AIM OF THE TASK: Take the lines from the head of the listing through the one bearing "plt.rcParams['mathtext.rm'] = 'Liberation" and copy them exactly, leaving every picture out.

--- BEGIN ---

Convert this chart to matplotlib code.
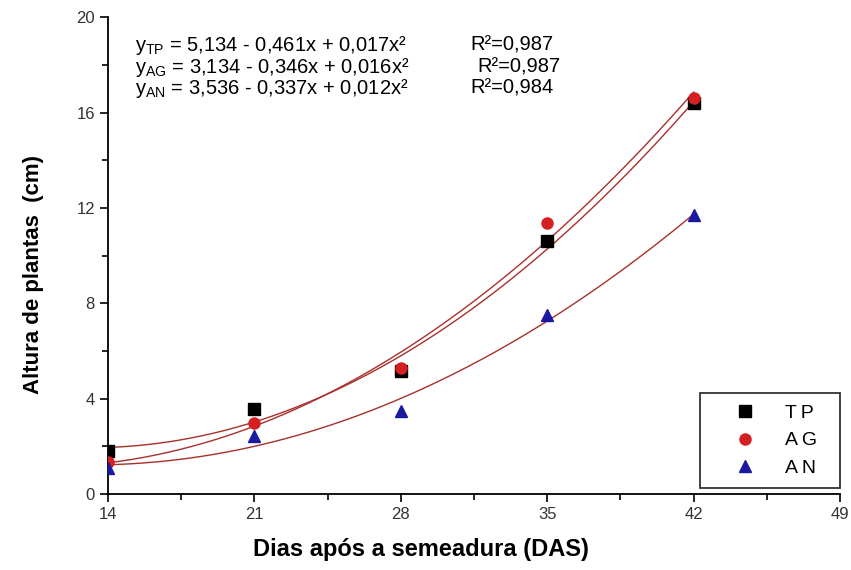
import numpy as np
import matplotlib
matplotlib.use('Agg')
import matplotlib.pyplot as plt
from matplotlib.ticker import MultipleLocator

plt.rcParams['font.family'] = ['Liberation Sans', 'DejaVu Sans']
plt.rcParams['mathtext.fontset'] = 'custom'
plt.rcParams['mathtext.rm'] = 'Liberation Sans'

# data
das = [14, 21, 28, 35, 42]
tp = [1.8, 3.56, 5.16, 10.6, 16.4]
ag = [1.35, 3.0, 5.3, 11.35, 16.6]
an = [1.1, 2.45, 3.5, 7.5, 11.7]

equations = [
    r'$\mathregular{y_{TP}}$ = 5,134 - 0,461x + 0,017x²',
    r'$\mathregular{y_{AG}}$ = 3,134 - 0,346x + 0,016x²',
    r'$\mathregular{y_{AN}}$ = 3,536 - 0,337x + 0,012x²',
]
r2_labels = ['R²=0,987', 'R²=0,987', 'R²=0,984']

fig = plt.figure(figsize=(8.51, 5.70), dpi=100)
ax = fig.add_axes([0.127, 0.133, 0.86, 0.837])

line_color = '#a8302c'
xs = np.linspace(14, 42, 200)
for vals in (tp, ag, an):
    coef = np.polyfit(das, vals, 2)
    ax.plot(xs, np.polyval(coef, xs), color=line_color, lw=1.0, zorder=2)

ax.plot(das, tp, 's', color='black', ms=8, label='T\u2009P  ', zorder=3)
ax.plot(das, ag, 'o', color='#d42020', ms=8, label='A\u2009G  ', zorder=3)
ax.plot(das, an, '^', color='#1a1aa0', ms=9, label='A\u2009N  ', zorder=3)

ax.set_xlim(14, 49)
ax.set_ylim(0, 20)
ax.set_xticks([14, 21, 28, 35, 42, 49])
ax.set_yticks([0, 4, 8, 12, 16, 20])
ax.xaxis.set_minor_locator(MultipleLocator(3.5))
ax.yaxis.set_minor_locator(MultipleLocator(2))
ax.spines['top'].set_visible(False)
ax.spines['right'].set_visible(False)
ax.spines['left'].set_linewidth(1.3)
ax.spines['bottom'].set_linewidth(1.3)
ax.tick_params(which='major', direction='out', length=6, width=1.2,
               labelsize=12, labelcolor='#333333')
ax.tick_params(which='minor', direction='out', length=4, width=1.2)

ax.set_xlabel('Dias após a semeadura (DAS)', fontsize=17, fontweight='bold')
ax.set_ylabel('Altura de plantas  (cm)', fontsize=16, fontweight='bold')
ax.xaxis.set_label_coords(0.428, -0.092)
ax.yaxis.set_label_coords(-0.087, 0.46)

eq_y = [0.941, 0.895, 0.851]
r2_x = [0.495, 0.505, 0.495]
for i, eq in enumerate(equations):
    ax.text(0.037, eq_y[i], eq, transform=ax.transAxes,
            fontsize=14.5, va='center', ha='left')
    ax.text(r2_x[i], eq_y[i], r2_labels[i], transform=ax.transAxes,
            fontsize=14.5, va='center', ha='left')

leg = ax.legend(loc='lower right', bbox_to_anchor=(1.0, 0.012), fontsize=14,
                frameon=True, fancybox=False, edgecolor='black',
                handletextpad=0.4, borderpad=0.6, labelspacing=0.5,
                handlelength=3.4, borderaxespad=0.0)
leg.get_frame().set_linewidth(1.3)

fig.savefig('out.png', dpi=100)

--- END ---

THE RESPONSE:
Convert this chart to matplotlib code.
import numpy as np
import matplotlib
matplotlib.use('Agg')
import matplotlib.pyplot as plt
from matplotlib.ticker import MultipleLocator

plt.rcParams['font.family'] = ['Liberation Sans', 'DejaVu Sans']
plt.rcParams['mathtext.fontset'] = 'custom'
plt.rcParams['mathtext.rm'] = 'Liberation Sans'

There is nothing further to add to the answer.